There have been times when a scumbag relative, an inhuman teacher or someone who was of the age of the girl’s father tried to molest her. Her family knows it, her mother knows it. And you know what happens after that? Nothing. Because it’s not a big deal. She makes tea for him the next time he visits.

And how can her family do anything? If they do, the neighbour will know, the society will know, the whole world will know. What can be a more fascinating story for an afternoon gossip session? People will make fun of us – and the biggest thing, who will marry her? After all, she needs a husband, a pati-parameswar – that’s her destiny. Her biggest strength is her ability to give life, and we always make a joke of it.

A woman gives her everything for her country, to make her country proud. And, yes, all of us feel proud when she lifts the trophy with the national flag on her shoulder.

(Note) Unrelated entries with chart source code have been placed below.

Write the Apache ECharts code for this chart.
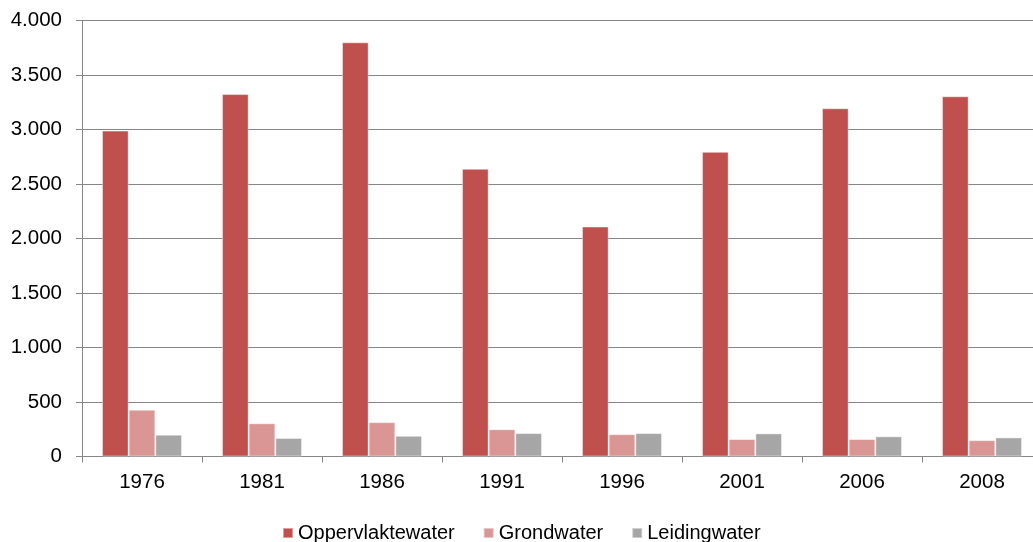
<!DOCTYPE html>
<html>
<head>
<meta charset="utf-8">
<script src="https://cdn.jsdelivr.net/npm/echarts@6/dist/echarts.min.js"></script>
<style>
  html, body { margin: 0; padding: 0; background: #ffffff; overflow: hidden; }
  #chart { width: 1042px; height: 542px; }
</style>
</head>
<body>
<div id="chart"></div>
<script>
// Watergebruik per bron, per peiljaar
const years = ['1976', '1981', '1986', '1991', '1996', '2001', '2006', '2008'];
const oppervlaktewater = [2990, 3325, 3800, 2640, 2110, 2795, 3195, 3305];
const grondwater = [430, 305, 315, 250, 205, 160, 160, 150];
const leidingwater = [200, 170, 190, 215, 215, 212, 185, 175];
const seriesNames = ['Oppervlaktewater', 'Grondwater', 'Leidingwater'];
const seriesColors = ['#C0504D', '#D99694', '#A6A6A6'];

const FONT = '"Liberation Sans", Arial, sans-serif';
const AXIS_GREY = '#868686';

// Dutch thousands separator: 1.500, 4.000
function nl(v) {
  return String(v).replace(/\B(?=(\d{3})+(?!\d))/g, '.');
}

const chart = echarts.init(document.getElementById('chart'), null, { renderer: 'canvas' });

const seriesData = [oppervlaktewater, grondwater, leidingwater];

chart.setOption({
  animation: false,
  backgroundColor: '#ffffff',
  textStyle: { fontFamily: FONT },
  grid: { left: 82, top: 20.5, bottom: 85.5, right: 0, containLabel: false },
  legend: {
    data: seriesNames,
    left: 282,
    top: 523,
    padding: 0,
    itemWidth: 10,
    itemHeight: 10,
    itemGap: 28,
    icon: 'rect',
    textStyle: { fontFamily: FONT, fontSize: 20, color: '#000000' }
  },
  xAxis: {
    type: 'category',
    data: years,
    axisLine: { lineStyle: { color: AXIS_GREY, width: 1 } },
    axisTick: { show: true, length: 6, lineStyle: { color: AXIS_GREY } },
    axisLabel: { fontFamily: FONT, fontSize: 20.5, color: '#000000', margin: 15 },
    splitLine: { show: false }
  },
  yAxis: {
    type: 'value',
    min: 0,
    max: 4000,
    interval: 500,
    axisLine: { show: true, lineStyle: { color: AXIS_GREY, width: 1 } },
    axisTick: { show: true, length: 6, lineStyle: { color: AXIS_GREY } },
    axisLabel: { fontFamily: FONT, fontSize: 20.5, color: '#000000', margin: 20, formatter: nl },
    splitLine: { show: true, lineStyle: { color: AXIS_GREY, width: 1 } }
  },
  series: seriesNames.map((name, i) => ({
    name: name,
    type: 'bar',
    data: seriesData[i],
    barGap: '0%',
    barCategoryGap: '33.3%',
    itemStyle: {
      color: seriesColors[i],
      borderColor: 'rgba(255,255,255,0.45)',
      borderWidth: 1
    }
  }))
});
</script>
</body>
</html>
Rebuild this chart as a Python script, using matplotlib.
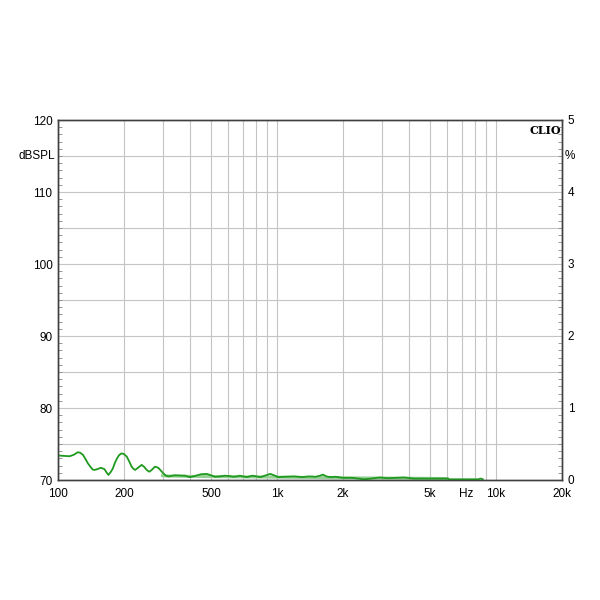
import matplotlib
matplotlib.use("Agg")
import matplotlib.pyplot as plt
import matplotlib.ticker as mticker

# frequency response (dBSPL)
freq = [100, 106, 113, 118, 123, 126, 130, 133, 137, 141, 144, 147, 151, 157,
        163, 167, 170, 174, 178, 182, 186, 190, 195, 200, 206, 212, 217, 221,
        225, 233, 241, 247, 254, 261, 268, 277, 287, 295, 303, 311, 319, 340,
        380, 400, 420, 450, 477, 500, 521, 550, 577, 605, 632, 655, 676, 700,
        728, 750, 772, 805, 838, 880, 930, 970, 1013, 1088, 1200, 1300, 1400,
        1500, 1570, 1620, 1680, 1750, 1850, 2000, 2200, 2500, 2700, 2950, 3200,
        3500, 3800, 4200, 5000, 6000, 6100, 7000, 8300, 8500, 8700]
spl = [73.4, 73.35, 73.3, 73.5, 73.85, 73.8, 73.5, 73.0, 72.3, 71.8, 71.45,
       71.4, 71.5, 71.7, 71.5, 71.0, 70.7, 71.1, 71.6, 72.4, 73.0, 73.45, 73.7,
       73.6, 73.25, 72.5, 71.85, 71.55, 71.4, 71.75, 72.1, 71.85, 71.4, 71.15,
       71.4, 71.85, 71.7, 71.3, 70.9, 70.6, 70.5, 70.65, 70.6, 70.4, 70.55,
       70.8, 70.85, 70.65, 70.45, 70.5, 70.6, 70.55, 70.45, 70.5, 70.6, 70.5,
       70.4, 70.5, 70.6, 70.5, 70.4, 70.6, 70.85, 70.65, 70.4, 70.45, 70.5,
       70.4, 70.5, 70.45, 70.6, 70.75, 70.5, 70.4, 70.45, 70.3, 70.3, 70.1,
       70.2, 70.35, 70.25, 70.3, 70.35, 70.2, 70.2, 70.2, 70.1, 70.1, 70.1,
       70.2, 70.1]

# light green trace running under the main one
freq_lo = [300, 320, 400, 600, 1000, 2000, 4000, 6000]
spl_lo = [70.6, 70.55, 70.5, 70.45, 70.4, 70.3, 70.25, 70.2]

xticks = [100, 200, 500, 1000, 2000, 5000, 7300, 10000, 20000]
xlabels = ["100", "200", "500", "1k", "2k", "5k", "Hz", "10k", "20k"]
yticks = [70, 80, 90, 100, 110, 120]
pticks = [0, 1, 2, 3, 4, 5]

GREEN = "#1f9a1f"
LIGHT = "#96d096"
GRID = "#c4c4c4"

plt.rcParams["font.family"] = ["Liberation Sans", "DejaVu Sans"]

fig = plt.figure(figsize=(6, 6), dpi=100)
ax = fig.add_axes([58 / 600, 120 / 600, 504 / 600, 360 / 600])

ax.set_xscale("log")
ax.set_xlim(100, 20000)
ax.set_ylim(70, 120)

# grid
gx = list(range(100, 1000, 100)) + list(range(1000, 10001, 1000)) + [20000]
for g in gx:
    ax.axvline(g, color=GRID, lw=0.8, zorder=0)
for g in range(75, 120, 5):
    ax.axhline(g, color=GRID, lw=0.8, zorder=0)

ax.plot(freq_lo, spl_lo, color=LIGHT, lw=2.2, zorder=2)
ax.plot(freq, spl, color=GREEN, lw=1.3, zorder=3)

ax.set_xticks(xticks)
ax.set_xticklabels(xlabels)
ax.xaxis.set_minor_locator(mticker.NullLocator())
ax.set_yticks(yticks)
ax.yaxis.set_minor_locator(mticker.MultipleLocator(1))
ax.tick_params(axis="x", length=0, labelsize=8.5, pad=6)
ax.tick_params(axis="y", which="major", direction="in", length=0, labelsize=8.5, pad=4)
ax.tick_params(axis="y", which="minor", direction="in", length=3, color="#888888")
ax.text(-0.005, 0.9, "dBSPL", transform=ax.transAxes, ha="right", va="center", fontsize=8.5)

for s in ax.spines.values():
    s.set_color("#404040")
    s.set_linewidth(1.0)

ax2 = ax.twinx()
ax2.set_ylim(0, 5)
ax2.set_yticks(pticks)
ax2.yaxis.set_minor_locator(mticker.MultipleLocator(0.1))
ax2.tick_params(axis="y", which="major", direction="in", length=0, labelsize=8.5, pad=4)
ax2.tick_params(axis="y", which="minor", direction="in", length=3, color="#888888")
ax2.text(1.005, 0.9, "%", transform=ax2.transAxes, ha="left", va="center", fontsize=8.5)
for s in ax2.spines.values():
    s.set_color("#404040")
    s.set_linewidth(1.0)

ax.text(0.998, 0.985, "CLIO", transform=ax.transAxes, ha="right", va="top",
        fontsize=8, fontweight="bold", family="DejaVu Serif")

fig.savefig("out.png", dpi=100, facecolor="white")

And, then we proudly say, “Our daughters are doing the job of our men.” Yes, ‘the job of our men’. Because winning something, representing one’s family, one’s country, is the job of men. We don’t expect the women to do it. After all, we are not the same.

How can we be equal when the noblest king can gamble his wife? When the daughter of a king and the wife of five of the greatest heroes loses her dignity in an assembly full of unstoppable warriors and the wisest and greatest people of all time, and everyone plays the role of a mere spectator? When even one god, who knows everything, can suspect his wife and ask her to prove her chastity by diving into a fire? And the worst thing is that nobody is even allowed to question any of this.

Maybe I am making no sense. Maybe all I am saying is utterly irrelevant. Maybe I am just trying to defend myself by blaming the society and the system for not being able to consider both men and women as equal, for not being able to understand that neither are women the manifestations of goddesses, nor are men the manifestations of gods. We are all just human beings – physically different, yes – but beyond bones and flesh, we are all part of the same universal energy. But that’s what we have been doing, defending ourselves – too coward to accept that somewhere, we love this false legacy of dominance and the vague feeling of superiority.